> [The task]: Print the records below from the first line through the line containing "const data = categories.map((name, i)", both included, word for word.

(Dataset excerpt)
┌────────
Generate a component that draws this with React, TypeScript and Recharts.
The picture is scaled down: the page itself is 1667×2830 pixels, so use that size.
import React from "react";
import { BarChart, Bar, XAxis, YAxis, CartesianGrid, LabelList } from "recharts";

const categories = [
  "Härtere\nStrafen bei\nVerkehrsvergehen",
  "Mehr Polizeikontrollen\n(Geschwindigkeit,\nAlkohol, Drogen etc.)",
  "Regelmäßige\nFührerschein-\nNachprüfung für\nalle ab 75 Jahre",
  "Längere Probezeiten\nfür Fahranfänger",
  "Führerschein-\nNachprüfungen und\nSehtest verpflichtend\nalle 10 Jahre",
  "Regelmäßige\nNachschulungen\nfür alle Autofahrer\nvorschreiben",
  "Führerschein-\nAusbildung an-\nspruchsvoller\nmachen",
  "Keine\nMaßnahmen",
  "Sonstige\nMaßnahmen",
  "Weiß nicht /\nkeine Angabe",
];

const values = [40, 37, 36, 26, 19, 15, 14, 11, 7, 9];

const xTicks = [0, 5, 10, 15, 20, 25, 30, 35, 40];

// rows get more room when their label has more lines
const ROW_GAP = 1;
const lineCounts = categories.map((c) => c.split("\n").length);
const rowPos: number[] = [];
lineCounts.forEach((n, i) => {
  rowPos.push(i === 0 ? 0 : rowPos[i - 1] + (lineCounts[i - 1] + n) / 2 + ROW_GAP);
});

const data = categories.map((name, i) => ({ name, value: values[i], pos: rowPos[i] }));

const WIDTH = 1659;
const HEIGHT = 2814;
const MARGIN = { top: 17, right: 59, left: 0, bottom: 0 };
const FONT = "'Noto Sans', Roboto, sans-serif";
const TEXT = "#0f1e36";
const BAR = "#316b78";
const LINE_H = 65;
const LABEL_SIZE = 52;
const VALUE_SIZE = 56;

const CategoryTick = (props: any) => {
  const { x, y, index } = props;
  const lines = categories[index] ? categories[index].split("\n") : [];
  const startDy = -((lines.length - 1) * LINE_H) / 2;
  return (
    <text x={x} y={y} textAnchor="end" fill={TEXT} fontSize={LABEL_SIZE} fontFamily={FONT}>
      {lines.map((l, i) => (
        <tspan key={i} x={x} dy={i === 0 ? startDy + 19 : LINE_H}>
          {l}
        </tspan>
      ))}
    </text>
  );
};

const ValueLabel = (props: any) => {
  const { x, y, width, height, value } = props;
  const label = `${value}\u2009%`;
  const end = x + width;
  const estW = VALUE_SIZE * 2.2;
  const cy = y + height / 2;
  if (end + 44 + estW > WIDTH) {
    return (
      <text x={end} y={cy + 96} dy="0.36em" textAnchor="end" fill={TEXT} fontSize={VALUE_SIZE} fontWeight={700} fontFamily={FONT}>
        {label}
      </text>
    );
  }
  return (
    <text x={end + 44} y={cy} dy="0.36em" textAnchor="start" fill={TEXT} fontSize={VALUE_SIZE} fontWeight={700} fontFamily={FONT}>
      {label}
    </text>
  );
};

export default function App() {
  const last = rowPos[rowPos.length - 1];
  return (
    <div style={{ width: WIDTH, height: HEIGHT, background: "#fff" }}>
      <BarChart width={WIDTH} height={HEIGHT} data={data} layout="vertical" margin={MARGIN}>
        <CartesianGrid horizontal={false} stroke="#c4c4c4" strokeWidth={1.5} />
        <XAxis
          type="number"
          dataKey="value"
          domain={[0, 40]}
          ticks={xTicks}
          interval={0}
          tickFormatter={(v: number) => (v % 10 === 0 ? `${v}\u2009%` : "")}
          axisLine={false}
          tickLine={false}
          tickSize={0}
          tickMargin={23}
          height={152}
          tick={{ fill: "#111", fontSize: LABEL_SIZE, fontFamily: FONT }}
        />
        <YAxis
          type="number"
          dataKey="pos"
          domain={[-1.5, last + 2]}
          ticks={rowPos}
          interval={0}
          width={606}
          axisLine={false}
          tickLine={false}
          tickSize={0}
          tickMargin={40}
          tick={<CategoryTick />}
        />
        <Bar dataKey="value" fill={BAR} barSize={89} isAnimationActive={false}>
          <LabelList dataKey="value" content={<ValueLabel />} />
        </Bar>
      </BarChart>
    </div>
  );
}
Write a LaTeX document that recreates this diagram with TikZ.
└────────
> [Expected output]:
Generate a component that draws this with React, TypeScript and Recharts.
The picture is scaled down: the page itself is 1667×2830 pixels, so use that size.
import React from "react";
import { BarChart, Bar, XAxis, YAxis, CartesianGrid, LabelList } from "recharts";

const categories = [
  "Härtere\nStrafen bei\nVerkehrsvergehen",
  "Mehr Polizeikontrollen\n(Geschwindigkeit,\nAlkohol, Drogen etc.)",
  "Regelmäßige\nFührerschein-\nNachprüfung für\nalle ab 75 Jahre",
  "Längere Probezeiten\nfür Fahranfänger",
  "Führerschein-\nNachprüfungen und\nSehtest verpflichtend\nalle 10 Jahre",
  "Regelmäßige\nNachschulungen\nfür alle Autofahrer\nvorschreiben",
  "Führerschein-\nAusbildung an-\nspruchsvoller\nmachen",
  "Keine\nMaßnahmen",
  "Sonstige\nMaßnahmen",
  "Weiß nicht /\nkeine Angabe",
];

const values = [40, 37, 36, 26, 19, 15, 14, 11, 7, 9];

const xTicks = [0, 5, 10, 15, 20, 25, 30, 35, 40];

// rows get more room when their label has more lines
const ROW_GAP = 1;
const lineCounts = categories.map((c) => c.split("\n").length);
const rowPos: number[] = [];
lineCounts.forEach((n, i) => {
  rowPos.push(i === 0 ? 0 : rowPos[i - 1] + (lineCounts[i - 1] + n) / 2 + ROW_GAP);
});

const data = categories.map((name, i) => ({ name, value: values[i], pos: rowPos[i] }));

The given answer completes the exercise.